Representing United States

Women's Baseball World Cup

= Tara Harbert =

American baseball player

Tara Harbert (born October 18, 1983) is a member of the United States women's national baseball team. Her father, Roger Harbert played professional baseball in Australia during the 1960s.

==Playing career==

===Baseball===
In preparation for the Team USA tryouts in 2008, she was coached by former Major Leaguer and Colorado Rockies coach Walt Weiss. She would serve as the leadoff hitter for Team USA at the 2008 and 2010 Women's Baseball World Cup.

With the New England Women's Red Sox, she was part of the team that captured the 2012 Roy Hobbes Cup.

She was announced as part of the roster for the Baseball at the 2015 Pan American Games, but was not in the final roster.

===Softball===
As a teenager, she played for the Colorado Stars, who were part of the American Softball Association Gold League. Harbert earned a scholarship to the University of Hawaii. In her junior season, she hit .423, and .486 in conference play, earning All-Conference and All-America honors.

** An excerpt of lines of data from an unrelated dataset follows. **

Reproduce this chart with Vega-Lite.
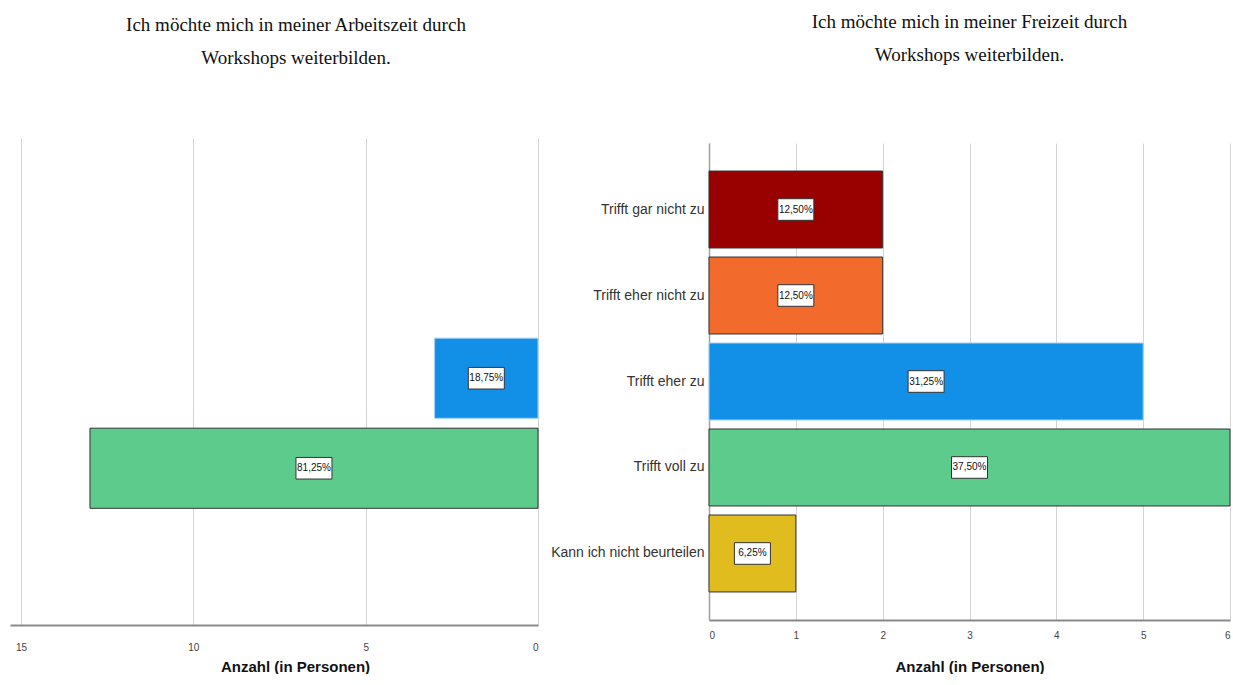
{
  "$schema": "https://vega.github.io/schema/vega-lite/v6.json",
  "background": "white",
  "padding": {"left": 10, "top": 13, "right": 0, "bottom": 0},
  "autosize": {"type": "pad"},
  "spacing": 171,
  "bounds": "flush",
  "center": true,
  "config": {
    "view": {"stroke": null},
    "title": {"font": "Liberation Serif", "fontSize": 19, "fontWeight": "normal", "color": "#111", "lineHeight": 33, "anchor": "middle"},
    "axis": {"labelFont": "Liberation Sans", "labelFontSize": 10, "labelColor": "#444", "titleFont": "Liberation Sans", "titleFontSize": 15, "titleFontWeight": "bold", "titleColor": "#111", "gridColor": "#d4d4d4", "gridWidth": 1, "domainColor": "#8a8a8a", "domainWidth": 2, "ticks": false}
  },
  "datasets": {
    "arbeitszeit": [
      {"cat": "Trifft eher zu", "n": 3, "pct": "18,75%"},
      {"cat": "Trifft voll zu", "n": 13, "pct": "81,25%"}
    ],
    "freizeit": [
      {"cat": "Trifft gar nicht zu", "n": 2, "pct": "12,50%"},
      {"cat": "Trifft eher nicht zu", "n": 2, "pct": "12,50%"},
      {"cat": "Trifft eher zu", "n": 5, "pct": "31,25%"},
      {"cat": "Trifft voll zu", "n": 6, "pct": "37,50%"},
      {"cat": "Kann ich nicht beurteilen", "n": 1, "pct": "6,25%"}
    ]
  },
  "hconcat": [
    {
      "width": 528,
      "height": 487,
      "title": {"text": ["Ich möchte mich in meiner Arbeitszeit durch", "Workshops weiterbilden."], "dx": 22, "offset": 70},
      "data": {"name": "arbeitszeit"},
      "transform": [{"calculate": "datum.n / 2", "as": "mid"}],
      "encoding": {
        "y": {"field": "cat", "type": "nominal", "sort": null,
          "scale": {"domain": ["Trifft gar nicht zu", "Trifft eher nicht zu", "Trifft eher zu", "Trifft voll zu", "Kann ich nicht beurteilen"], "paddingInner": 0.11, "paddingOuter": 0.26, "align": 0.43},
          "axis": null}
      },
      "layer": [
        {
          "mark": {"type": "bar", "strokeWidth": 1},
          "encoding": {
            "x": {"field": "n", "type": "quantitative", "title": "Anzahl (in Personen)",
              "scale": {"domain": [0, 15.32], "reverse": true, "nice": false, "zero": true},
              "axis": {"values": [0, 5, 10, 15], "format": "d", "labelPadding": 17, "titlePadding": 7, "titleX": 285}},
            "color": {"field": "cat", "type": "nominal", "legend": null,
              "scale": {"domain": ["Trifft gar nicht zu", "Trifft eher nicht zu", "Trifft eher zu", "Trifft voll zu", "Kann ich nicht beurteilen"], "range": ["#990000", "#F26A2C", "#1290E8", "#5DCB8B", "#E0BC1E"]}},
            "stroke": {"field": "cat", "type": "nominal", "legend": null,
              "scale": {"domain": ["Trifft gar nicht zu", "Trifft eher nicht zu", "Trifft eher zu", "Trifft voll zu", "Kann ich nicht beurteilen"], "range": ["#333333", "#333333", "#9fd0f5", "#333333", "#333333"]}}
          }
        },
        {
          "mark": {"type": "point", "shape": "M-1,-0.6H1V0.6H-1Z", "filled": true, "fill": "white", "stroke": "#333", "strokeWidth": 1, "size": 1296, "opacity": 1},
          "encoding": {"x": {"field": "mid", "type": "quantitative", "title": "Anzahl (in Personen)"}}
        },
        {
          "mark": {"type": "text", "font": "Liberation Sans", "fontSize": 10, "color": "#111"},
          "encoding": {"x": {"field": "mid", "type": "quantitative", "title": "Anzahl (in Personen)"}, "text": {"field": "pct"}}
        }
      ]
    },
    {
      "width": 521,
      "height": 477,
      "title": {"text": ["Ich möchte mich in meiner Freizeit durch", "Workshops weiterbilden."], "offset": 78},
      "data": {"name": "freizeit"},
      "transform": [{"calculate": "datum.n / 2", "as": "mid"}],
      "encoding": {
        "y": {"field": "cat", "type": "nominal", "sort": null,
          "scale": {"domain": ["Trifft gar nicht zu", "Trifft eher nicht zu", "Trifft eher zu", "Trifft voll zu", "Kann ich nicht beurteilen"], "paddingInner": 0.105, "paddingOuter": 0.326, "align": 0.5},
          "axis": {"title": null, "labelFont": "Liberation Sans", "labelFontSize": 14, "labelColor": "#333", "labelPadding": 5, "domainColor": "#a0a0a0", "domainWidth": 1.5, "grid": false}}
      },
      "layer": [
        {
          "mark": {"type": "bar", "strokeWidth": 1},
          "encoding": {
            "x": {"field": "n", "type": "quantitative", "title": "Anzahl (in Personen)",
              "scale": {"domain": [0, 6], "nice": false},
              "axis": {"values": [0, 1, 2, 3, 4, 5, 6], "format": "d", "labelPadding": 10, "titlePadding": 19}},
            "color": {"field": "cat", "type": "nominal", "legend": null,
              "scale": {"domain": ["Trifft gar nicht zu", "Trifft eher nicht zu", "Trifft eher zu", "Trifft voll zu", "Kann ich nicht beurteilen"], "range": ["#990000", "#F26A2C", "#1290E8", "#5DCB8B", "#E0BC1E"]}},
            "stroke": {"field": "cat", "type": "nominal", "legend": null,
              "scale": {"domain": ["Trifft gar nicht zu", "Trifft eher nicht zu", "Trifft eher zu", "Trifft voll zu", "Kann ich nicht beurteilen"], "range": ["#333333", "#333333", "#9fd0f5", "#333333", "#333333"]}}
          }
        },
        {
          "mark": {"type": "point", "shape": "M-1,-0.6H1V0.6H-1Z", "filled": true, "fill": "white", "stroke": "#333", "strokeWidth": 1, "size": 1296, "opacity": 1},
          "encoding": {"x": {"field": "mid", "type": "quantitative", "title": "Anzahl (in Personen)"}}
        },
        {
          "mark": {"type": "text", "font": "Liberation Sans", "fontSize": 10, "color": "#111"},
          "encoding": {"x": {"field": "mid", "type": "quantitative", "title": "Anzahl (in Personen)"}, "text": {"field": "pct"}}
        }
      ]
    }
  ]
}
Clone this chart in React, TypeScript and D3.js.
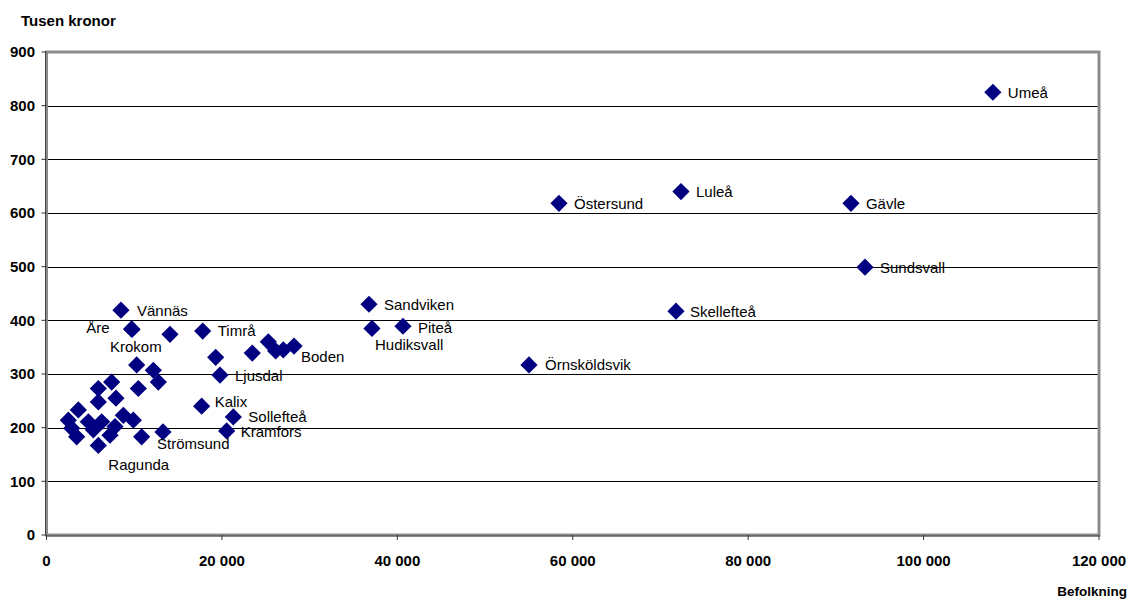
import React from "react";
import * as d3 from "d3";

// Population (Befolkning) and value (Tusen kronor) per municipality
const names: string[] = [
  "Umeå", "Luleå", "Gävle", "Östersund", "Sundsvall", "Skellefteå", "Örnsköldsvik",
  "Sandviken", "Hudiksvall", "Piteå", "Vännäs", "Åre", "Krokom", "", "Timrå", "",
  "Ljusdal", "", "", "", "", "Boden", "Kalix", "Sollefteå", "Kramfors", "Strömsund",
  "", "Ragunda", "", "", "", "", "", "", "", "", "", "", "", "", "", "", "", "", "", "",
];
const population: number[] = [
  107900, 72340, 91720, 58430, 93320, 71770, 55010,
  36770, 37110, 40640, 8490, 9700, 9750, 14080, 17810, 19290,
  19780, 23460, 25290, 26130, 27000, 28220, 17690, 21300, 20540, 13280,
  10850, 5910, 10280, 12180, 12750, 10470, 7430, 5910, 5910, 7920, 3630, 2490, 4770, 6290,
  8760, 9900, 3440, 7240, 5340, 2870, 7810,
];
const value: number[] = [
  825, 640, 618, 618, 499, 417, 317,
  430, 385, 389, 419, 384, 383, 374, 380, 331,
  298, 339, 360, 343, 345, 352, 240, 220, 194, 192,
  183, 167, 317, 307, 285, 273, 285, 273, 248, 255, 233, 214, 211, 211,
  223, 214, 183, 186, 196, 199, 202,
];
const yTicks: number[] = [0, 100, 200, 300, 400, 500, 600, 700, 800, 900];
const xTicks: number[] = [0, 20000, 40000, 60000, 80000, 100000, 120000];

// label placement (offset from marker centre, anchor)
const labelPlace: Record<string, [number, number, string]> = {
  "Umeå": [15, 0, "start"],
  "Luleå": [15, 0, "start"],
  "Gävle": [15, 0, "start"],
  "Östersund": [15, 0, "start"],
  "Sundsvall": [15, 0, "start"],
  "Skellefteå": [14, 0, "start"],
  "Örnsköldsvik": [16, 0, "start"],
  "Sandviken": [15, 0, "start"],
  "Hudiksvall": [3, 16, "start"],
  "Piteå": [15, 1, "start"],
  "Vännäs": [16, 0, "start"],
  "Åre": [-22, -1, "end"],
  "Krokom": [-22, 17, "start"],
  "Timrå": [15, 0, "start"],
  "Ljusdal": [15, 1, "start"],
  "Boden": [7, 11, "start"],
  "Kalix": [13, -5, "start"],
  "Sollefteå": [15, 0, "start"],
  "Kramfors": [14, 1, "start"],
  "Strömsund": [-6, 12, "start"],
  "Ragunda": [10, 19, "start"],
};

const W = 1138;
const H = 602;
const left = 46.5, right = 1099, top = 52, bottom = 535;

export default function App() {
  const x = d3.scaleLinear().domain([0, 120000]).range([left, right]);
  const y = d3.scaleLinear().domain([0, 900]).range([bottom, top]);
  const fmt = (v: number) => d3.format(",")(v).replace(/,/g, " ");
  const r = 8.6;
  const diamond = `M0,${-r}L${r},0L0,${r}L${-r},0Z`;
  const font = "Arial, 'Liberation Sans', Helvetica, sans-serif";

  return (
    <svg width={W} height={H} style={{ position: "absolute", left: 0, top: 0, background: "#fff" }}
      fontFamily={font}>
      {/* gridlines */}
      {yTicks.filter((t) => t > 0 && t < 900).map((t) => (
        <line key={"g" + t} x1={left} x2={right} y1={Math.round(y(t)) + 0.5} y2={Math.round(y(t)) + 0.5}
          stroke="#000" strokeWidth={1} />
      ))}
      {/* frame */}
      <rect x={left} y={top} width={right - left} height={bottom - top} fill="none" stroke="#8c8c8c" strokeWidth={3} />
      <line x1={left - 1} x2={left - 1} y1={top} y2={bottom} stroke="#444" strokeWidth={1} />
      <line x1={left} x2={right} y1={bottom + 1} y2={bottom + 1} stroke="#444" strokeWidth={1} />
      {/* y ticks */}
      {yTicks.map((t) => (
        <g key={"y" + t}>
          <line x1={left - 5} x2={left} y1={y(t)} y2={y(t)} stroke="#333" strokeWidth={1} />
          <text x={35} y={y(t)} dy="0.36em" textAnchor="end" fontSize={15} fontWeight="bold">{fmt(t)}</text>
        </g>
      ))}
      {/* x ticks */}
      {xTicks.map((t) => (
        <g key={"x" + t}>
          <line x1={x(t)} x2={x(t)} y1={bottom} y2={bottom + 5} stroke="#333" strokeWidth={1} />
          <text x={x(t)} y={566} textAnchor="middle" fontSize={15} fontWeight="bold">{fmt(t)}</text>
        </g>
      ))}
      <text x={21} y={26} fontSize={15} fontWeight="bold">Tusen kronor</text>
      <text x={1127} y={596} textAnchor="end" fontSize={13.5} fontWeight="bold">Befolkning</text>
      {/* markers */}
      {population.map((p, i) => (
        <path key={"m" + i} d={diamond} transform={`translate(${x(p)},${y(value[i])})`} fill="#000080" />
      ))}
      {/* labels */}
      {population.map((p, i) => {
        const n = names[i];
        if (!n || !labelPlace[n]) return null;
        const [dx, dy, anchor] = labelPlace[n];
        return (
          <text key={"l" + i} x={x(p) + dx} y={y(value[i]) + dy} dy="0.36em" textAnchor={anchor as any}
            fontSize={15} fill="#000">{n}</text>
        );
      })}
    </svg>
  );
}
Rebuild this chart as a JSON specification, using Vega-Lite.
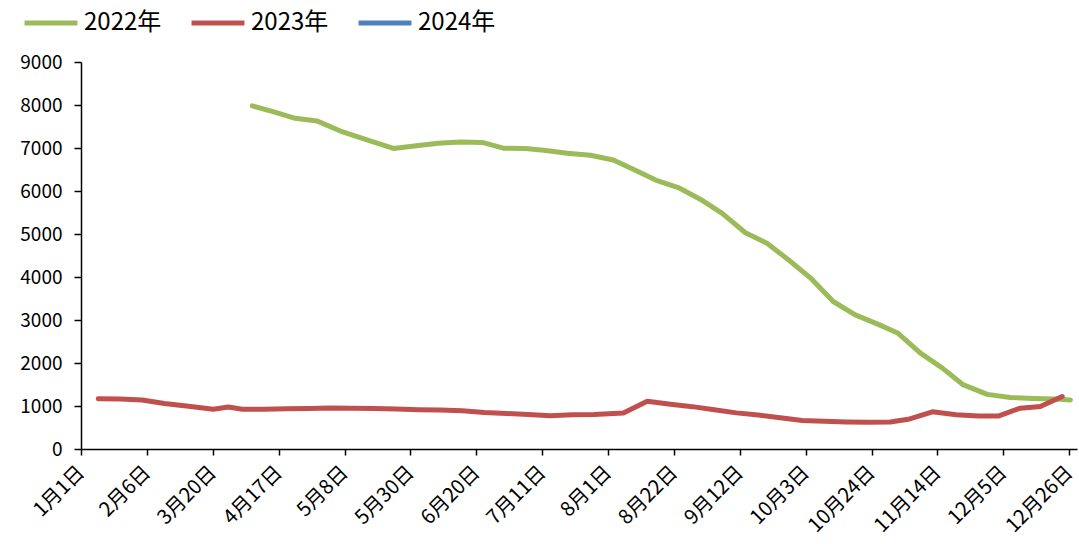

Harbert transferred to Colorado State as a senior. She would steal 28 bases and earn All-Conference Team honors. In the summer of 2006, she was recruited to play softball in Europe by a team in Parma, Italy.

==Awards and honors==
- 2010 Women's Baseball World Cup, Best Defensive Player

==Personal==
Her sister, Tanya, earned a gymnastics scholarship to Denver University.